[Data block]
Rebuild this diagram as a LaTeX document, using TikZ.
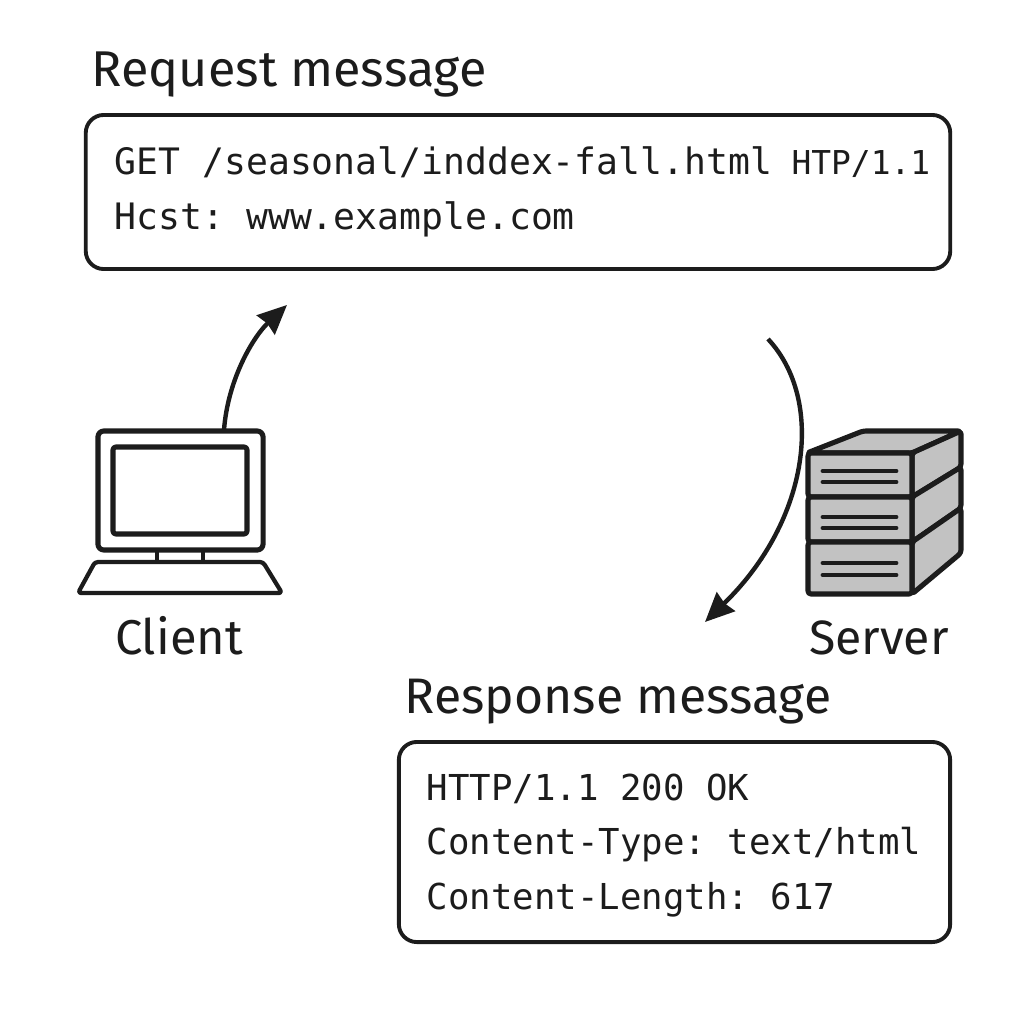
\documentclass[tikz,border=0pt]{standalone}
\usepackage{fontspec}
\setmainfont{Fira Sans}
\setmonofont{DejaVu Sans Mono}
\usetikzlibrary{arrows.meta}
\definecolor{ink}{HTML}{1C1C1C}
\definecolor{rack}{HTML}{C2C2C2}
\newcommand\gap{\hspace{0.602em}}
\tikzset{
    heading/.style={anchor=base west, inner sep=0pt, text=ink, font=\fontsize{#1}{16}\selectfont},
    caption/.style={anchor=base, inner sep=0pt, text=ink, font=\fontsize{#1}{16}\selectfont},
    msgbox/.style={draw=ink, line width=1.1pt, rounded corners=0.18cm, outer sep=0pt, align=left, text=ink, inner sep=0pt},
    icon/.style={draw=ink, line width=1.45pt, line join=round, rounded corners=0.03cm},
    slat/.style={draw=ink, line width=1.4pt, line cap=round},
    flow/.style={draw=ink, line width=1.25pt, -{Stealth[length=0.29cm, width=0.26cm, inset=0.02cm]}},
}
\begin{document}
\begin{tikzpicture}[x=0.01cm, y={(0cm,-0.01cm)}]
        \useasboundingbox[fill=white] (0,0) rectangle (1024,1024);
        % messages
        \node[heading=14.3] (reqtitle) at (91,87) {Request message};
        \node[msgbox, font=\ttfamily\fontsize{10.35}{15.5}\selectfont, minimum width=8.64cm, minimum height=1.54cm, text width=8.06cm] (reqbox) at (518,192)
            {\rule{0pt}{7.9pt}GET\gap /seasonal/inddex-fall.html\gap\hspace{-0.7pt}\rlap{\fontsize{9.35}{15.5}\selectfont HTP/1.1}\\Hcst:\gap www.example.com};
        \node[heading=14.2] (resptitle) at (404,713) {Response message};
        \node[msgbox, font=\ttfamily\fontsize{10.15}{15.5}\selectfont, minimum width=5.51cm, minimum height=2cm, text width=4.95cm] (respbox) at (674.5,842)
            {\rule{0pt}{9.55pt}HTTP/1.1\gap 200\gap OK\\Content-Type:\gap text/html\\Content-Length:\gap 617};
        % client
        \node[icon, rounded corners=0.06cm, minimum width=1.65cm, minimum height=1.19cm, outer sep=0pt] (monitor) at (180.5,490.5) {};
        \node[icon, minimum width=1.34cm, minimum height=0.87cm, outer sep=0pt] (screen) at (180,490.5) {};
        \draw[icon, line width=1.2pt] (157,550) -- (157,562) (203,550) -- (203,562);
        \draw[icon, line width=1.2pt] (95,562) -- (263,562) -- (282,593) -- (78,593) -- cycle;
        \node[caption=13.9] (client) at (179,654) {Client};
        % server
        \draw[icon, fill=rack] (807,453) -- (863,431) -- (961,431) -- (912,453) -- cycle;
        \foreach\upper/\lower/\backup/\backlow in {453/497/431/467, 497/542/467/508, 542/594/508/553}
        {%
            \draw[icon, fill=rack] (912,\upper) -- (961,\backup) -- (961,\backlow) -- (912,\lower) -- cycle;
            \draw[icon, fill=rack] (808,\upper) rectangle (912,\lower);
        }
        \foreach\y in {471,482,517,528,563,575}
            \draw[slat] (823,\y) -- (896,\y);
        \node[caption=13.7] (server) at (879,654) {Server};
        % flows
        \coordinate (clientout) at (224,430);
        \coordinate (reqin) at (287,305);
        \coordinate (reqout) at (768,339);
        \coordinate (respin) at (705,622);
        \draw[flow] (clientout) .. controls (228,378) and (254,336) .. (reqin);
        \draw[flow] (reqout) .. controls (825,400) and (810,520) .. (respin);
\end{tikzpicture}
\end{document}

[Written instruction] Your task is to reproduce all of the material exactly. The pictures stay out.

[Output of the exercise]
Rebuild this diagram as a LaTeX document, using TikZ.
\documentclass[tikz,border=0pt]{standalone}
\usepackage{fontspec}
\setmainfont{Fira Sans}
\setmonofont{DejaVu Sans Mono}
\usetikzlibrary{arrows.meta}
\definecolor{ink}{HTML}{1C1C1C}
\definecolor{rack}{HTML}{C2C2C2}
\newcommand\gap{\hspace{0.602em}}
\tikzset{
    heading/.style={anchor=base west, inner sep=0pt, text=ink, font=\fontsize{#1}{16}\selectfont},
    caption/.style={anchor=base, inner sep=0pt, text=ink, font=\fontsize{#1}{16}\selectfont},
    msgbox/.style={draw=ink, line width=1.1pt, rounded corners=0.18cm, outer sep=0pt, align=left, text=ink, inner sep=0pt},
    icon/.style={draw=ink, line width=1.45pt, line join=round, rounded corners=0.03cm},
    slat/.style={draw=ink, line width=1.4pt, line cap=round},
    flow/.style={draw=ink, line width=1.25pt, -{Stealth[length=0.29cm, width=0.26cm, inset=0.02cm]}},
}
\begin{document}
\begin{tikzpicture}[x=0.01cm, y={(0cm,-0.01cm)}]
        \useasboundingbox[fill=white] (0,0) rectangle (1024,1024);
        % messages
        \node[heading=14.3] (reqtitle) at (91,87) {Request message};
        \node[msgbox, font=\ttfamily\fontsize{10.35}{15.5}\selectfont, minimum width=8.64cm, minimum height=1.54cm, text width=8.06cm] (reqbox) at (518,192)
            {\rule{0pt}{7.9pt}GET\gap /seasonal/inddex-fall.html\gap\hspace{-0.7pt}\rlap{\fontsize{9.35}{15.5}\selectfont HTP/1.1}\\Hcst:\gap www.example.com};
        \node[heading=14.2] (resptitle) at (404,713) {Response message};
        \node[msgbox, font=\ttfamily\fontsize{10.15}{15.5}\selectfont, minimum width=5.51cm, minimum height=2cm, text width=4.95cm] (respbox) at (674.5,842)
            {\rule{0pt}{9.55pt}HTTP/1.1\gap 200\gap OK\\Content-Type:\gap text/html\\Content-Length:\gap 617};
        % client
        \node[icon, rounded corners=0.06cm, minimum width=1.65cm, minimum height=1.19cm, outer sep=0pt] (monitor) at (180.5,490.5) {};
        \node[icon, minimum width=1.34cm, minimum height=0.87cm, outer sep=0pt] (screen) at (180,490.5) {};
        \draw[icon, line width=1.2pt] (157,550) -- (157,562) (203,550) -- (203,562);
        \draw[icon, line width=1.2pt] (95,562) -- (263,562) -- (282,593) -- (78,593) -- cycle;
        \node[caption=13.9] (client) at (179,654) {Client};
        % server
        \draw[icon, fill=rack] (807,453) -- (863,431) -- (961,431) -- (912,453) -- cycle;
        \foreach\upper/\lower/\backup/\backlow in {453/497/431/467, 497/542/467/508, 542/594/508/553}
        {%
            \draw[icon, fill=rack] (912,\upper) -- (961,\backup) -- (961,\backlow) -- (912,\lower) -- cycle;
            \draw[icon, fill=rack] (808,\upper) rectangle (912,\lower);
        }
        \foreach\y in {471,482,517,528,563,575}
            \draw[slat] (823,\y) -- (896,\y);
        \node[caption=13.7] (server) at (879,654) {Server};
        % flows
        \coordinate (clientout) at (224,430);
        \coordinate (reqin) at (287,305);
        \coordinate (reqout) at (768,339);
        \coordinate (respin) at (705,622);
        \draw[flow] (clientout) .. controls (228,378) and (254,336) .. (reqin);
        \draw[flow] (reqout) .. controls (825,400) and (810,520) .. (respin);
\end{tikzpicture}
\end{document}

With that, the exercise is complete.